-- begin Source excerpt --

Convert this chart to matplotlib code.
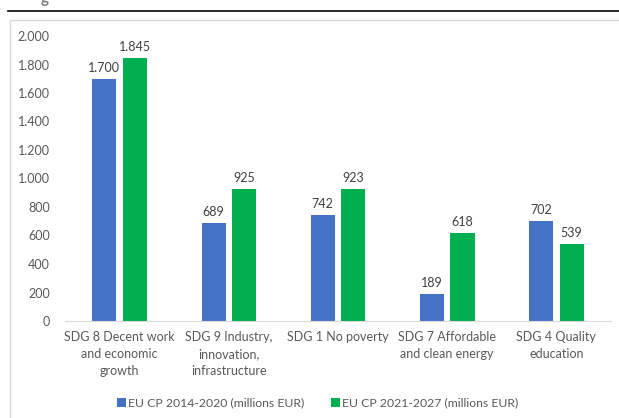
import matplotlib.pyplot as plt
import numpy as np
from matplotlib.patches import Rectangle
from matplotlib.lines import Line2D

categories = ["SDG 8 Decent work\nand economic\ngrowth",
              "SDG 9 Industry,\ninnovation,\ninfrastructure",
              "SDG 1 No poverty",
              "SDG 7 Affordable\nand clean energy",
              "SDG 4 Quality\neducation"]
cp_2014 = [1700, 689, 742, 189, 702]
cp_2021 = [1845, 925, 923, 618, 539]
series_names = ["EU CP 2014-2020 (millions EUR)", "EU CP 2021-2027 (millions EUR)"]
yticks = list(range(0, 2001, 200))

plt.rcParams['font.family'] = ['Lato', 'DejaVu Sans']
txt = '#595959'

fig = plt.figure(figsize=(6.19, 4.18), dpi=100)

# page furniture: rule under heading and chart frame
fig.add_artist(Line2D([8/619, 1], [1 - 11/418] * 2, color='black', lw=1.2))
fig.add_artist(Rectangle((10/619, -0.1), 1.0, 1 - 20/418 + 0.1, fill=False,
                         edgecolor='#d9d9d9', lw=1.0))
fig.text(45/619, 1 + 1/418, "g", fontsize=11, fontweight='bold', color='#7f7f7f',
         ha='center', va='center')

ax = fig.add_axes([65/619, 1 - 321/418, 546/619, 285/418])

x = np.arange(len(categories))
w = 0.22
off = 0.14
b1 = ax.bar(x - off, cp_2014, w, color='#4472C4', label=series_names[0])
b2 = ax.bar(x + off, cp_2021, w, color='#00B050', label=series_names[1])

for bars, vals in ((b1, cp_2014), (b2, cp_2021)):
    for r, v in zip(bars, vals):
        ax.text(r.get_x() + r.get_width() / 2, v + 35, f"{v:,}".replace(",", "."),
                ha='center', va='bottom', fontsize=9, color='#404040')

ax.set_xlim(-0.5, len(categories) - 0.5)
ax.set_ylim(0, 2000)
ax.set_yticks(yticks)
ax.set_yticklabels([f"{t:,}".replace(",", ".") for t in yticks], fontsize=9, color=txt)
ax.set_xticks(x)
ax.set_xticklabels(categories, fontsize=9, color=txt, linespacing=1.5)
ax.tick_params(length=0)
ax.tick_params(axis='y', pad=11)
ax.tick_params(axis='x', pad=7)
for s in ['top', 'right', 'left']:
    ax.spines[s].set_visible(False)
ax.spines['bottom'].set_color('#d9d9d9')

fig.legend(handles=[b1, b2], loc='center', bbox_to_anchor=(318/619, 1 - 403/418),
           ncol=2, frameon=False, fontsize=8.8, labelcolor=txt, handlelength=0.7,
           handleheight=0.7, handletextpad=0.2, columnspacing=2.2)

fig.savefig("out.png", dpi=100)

-- end Source excerpt --

▶ _Set task_
Return only the lines running from the top of the data to the line that holds "b2 = ax.bar(x". Include both of those lines, but skip the pictures.

▶ _Response for this exercise_
Convert this chart to matplotlib code.
import matplotlib.pyplot as plt
import numpy as np
from matplotlib.patches import Rectangle
from matplotlib.lines import Line2D

categories = ["SDG 8 Decent work\nand economic\ngrowth",
              "SDG 9 Industry,\ninnovation,\ninfrastructure",
              "SDG 1 No poverty",
              "SDG 7 Affordable\nand clean energy",
              "SDG 4 Quality\neducation"]
cp_2014 = [1700, 689, 742, 189, 702]
cp_2021 = [1845, 925, 923, 618, 539]
series_names = ["EU CP 2014-2020 (millions EUR)", "EU CP 2021-2027 (millions EUR)"]
yticks = list(range(0, 2001, 200))

plt.rcParams['font.family'] = ['Lato', 'DejaVu Sans']
txt = '#595959'

fig = plt.figure(figsize=(6.19, 4.18), dpi=100)

# page furniture: rule under heading and chart frame
fig.add_artist(Line2D([8/619, 1], [1 - 11/418] * 2, color='black', lw=1.2))
fig.add_artist(Rectangle((10/619, -0.1), 1.0, 1 - 20/418 + 0.1, fill=False,
                         edgecolor='#d9d9d9', lw=1.0))
fig.text(45/619, 1 + 1/418, "g", fontsize=11, fontweight='bold', color='#7f7f7f',
         ha='center', va='center')

ax = fig.add_axes([65/619, 1 - 321/418, 546/619, 285/418])

x = np.arange(len(categories))
w = 0.22
off = 0.14
b1 = ax.bar(x - off, cp_2014, w, color='#4472C4', label=series_names[0])
b2 = ax.bar(x + off, cp_2021, w, color='#00B050', label=series_names[1])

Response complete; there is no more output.